大気と温度
出典: フリー百科事典『ウィキペディア(Wikipedia)』 (2022/06/14 03:00 UTC 版)
詳細は「金星の大気」を参照 金星には二酸化炭素(CO2)を主成分とし、わずかに窒素を含む大気が存在する。気圧は非常に高く、地表で約92気圧(atm)ある(地球での水深920メートルに相当)。地表での気温は約730K(約460℃)に達する。高温となっている金星地表から雲層(高度45-70km)までの下層大気の温度勾配は、雲層の上端で有効温度になるような乾燥断熱温度勾配にほぼ従っており、高度50km付近では1気圧で約350K(75℃)、55km付近では0.5気圧で約300K(27℃)と、地球よりやや高い程度である。 金星の自転は非常にゆっくりなものである(#自転を参照)が、熱による対流と大気の熱慣性のため、昼でも夜でも地表の温度にそれほどの差はない。大気上層部の「スーパーローテーション」と呼ばれる4日で金星を一周する高速風が、金星全体へ熱を分散するのをさらに助けている。 高度45kmから70kmに硫酸(H2SO4)の雲が存在する。このH2SO4の粒は下層で分解して再び雲層に戻るため、地表に届くことはない。雲の最上部では350km/hもの速度で風が吹いているが、地表では時速数kmの風が吹く程度である。しかし金星の大気圧が非常に高いため、地表の構造物に対して強力に風化作用が働く。 2011年、ヨーロッパ宇宙機関(ESA)の探査機「ビーナス・エクスプレス」が大気の上層からオゾン層を発見した。2012年、ビーナス・エクスプレスの5年分のデータを解析した結果、上空125kmのところに、気温が-175℃の極低温の場所があることがわかった。この低温層は、2つの高温の層に挟まっており、夜の大気が優勢な部分が低温になっていると考えられている。この極低温から、二酸化炭素の氷が生じているとも考えられている。 2020年9月、カーディフ大学の研究者を中心とするイギリス・アメリカ・日本の研究者から成る研究チームがチリのアルマ望遠鏡とハワイのジェームズ・クラーク・マクスウェル望遠鏡を用いて行った観測から、金星での環境下における地質学的条件や化学的条件のもとでは発生しないと考えられていたホスフィン(リン化水素)が金星の大気上層から検出されたという研究結果をネイチャーアストロノミーにて発表した。ホスフィンの生成要因として、研究チームは太陽光からの光化学反応や火山活動によって供給された可能性も検討されたが、検出されたホスフィンの量はそれらの要因では説明できなかった。

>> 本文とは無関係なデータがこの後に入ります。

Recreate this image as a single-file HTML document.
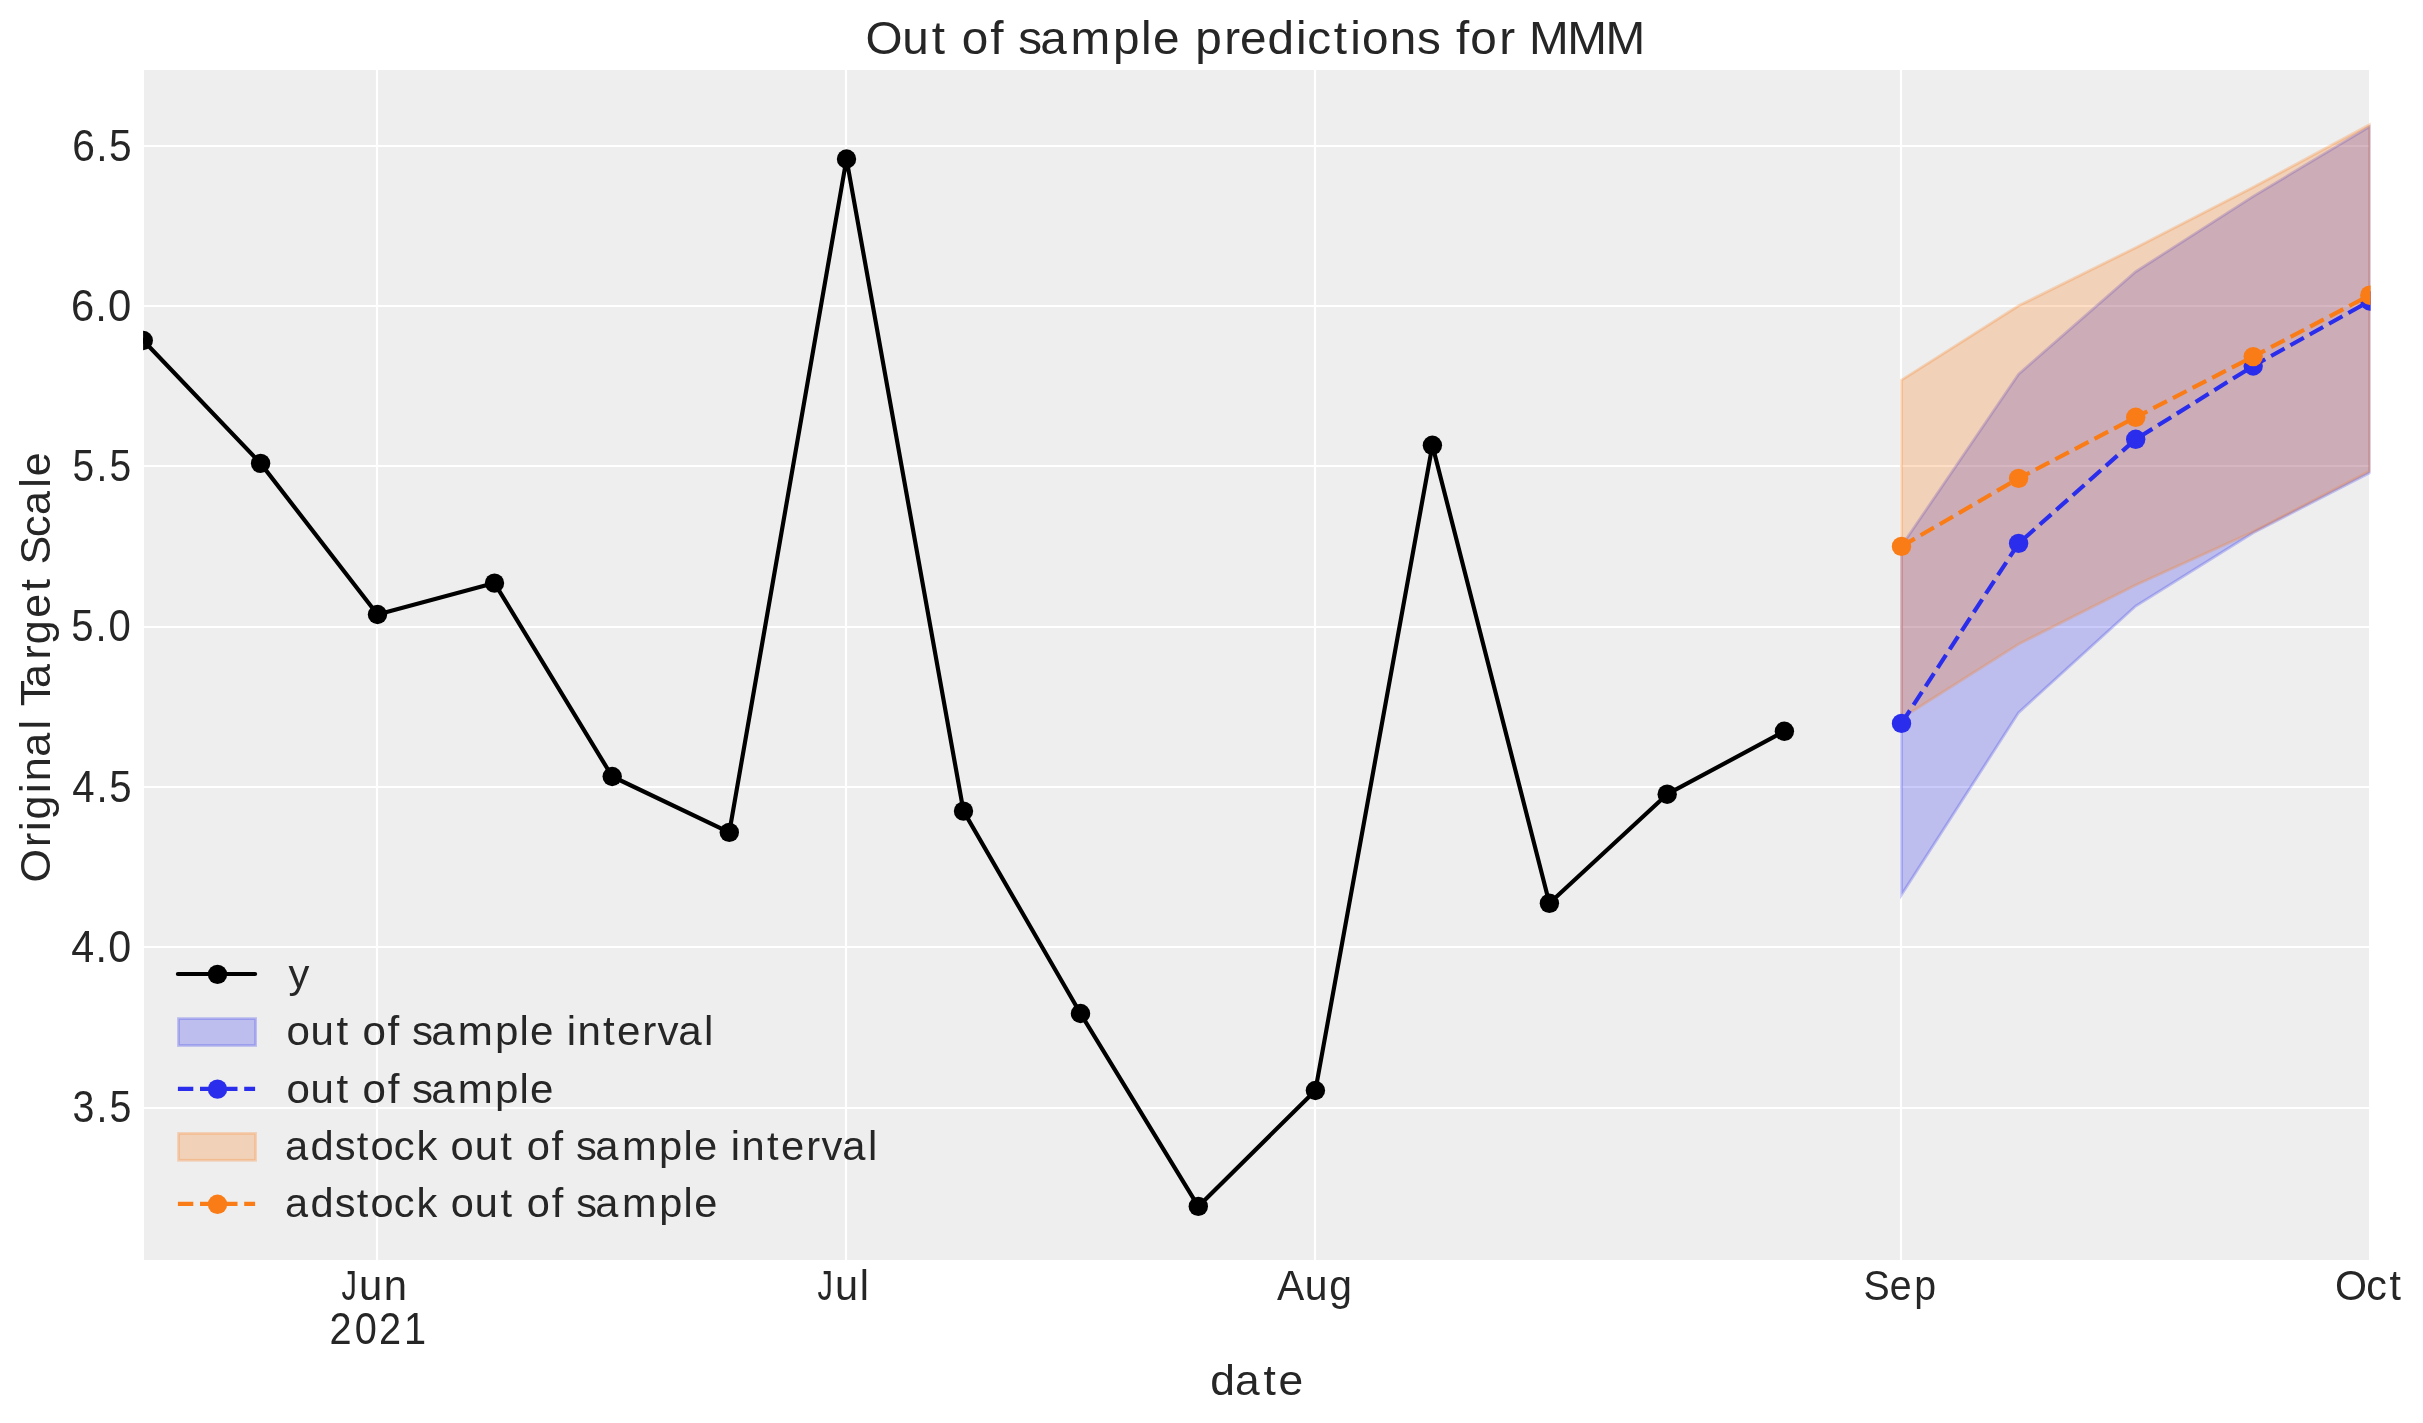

まだ人類が知りえない未知の化学プロセスによって生成されている可能性が高いとされているが、地球上ではホスフィンは一部の嫌気性微生物から生成される事が知られているため、金星大気に生命が存在している痕跡である可能性も示されている。アメリカ航空宇宙局(NASA)の長官ジム・ブライデンスタイン(英語版)はこれまでの地球外生命探査において「最大」の発見であるという見解を示している。ただしこのホスフィンの検出報告については、別の複数の研究者グループから疑義が呈されている。同じ観測データを異なるグループが独立して再解析したところホスフィンの特徴は統計的に有意な水準では検出されず、先の報告は誤検出の可能性が高いとの指摘がなされている。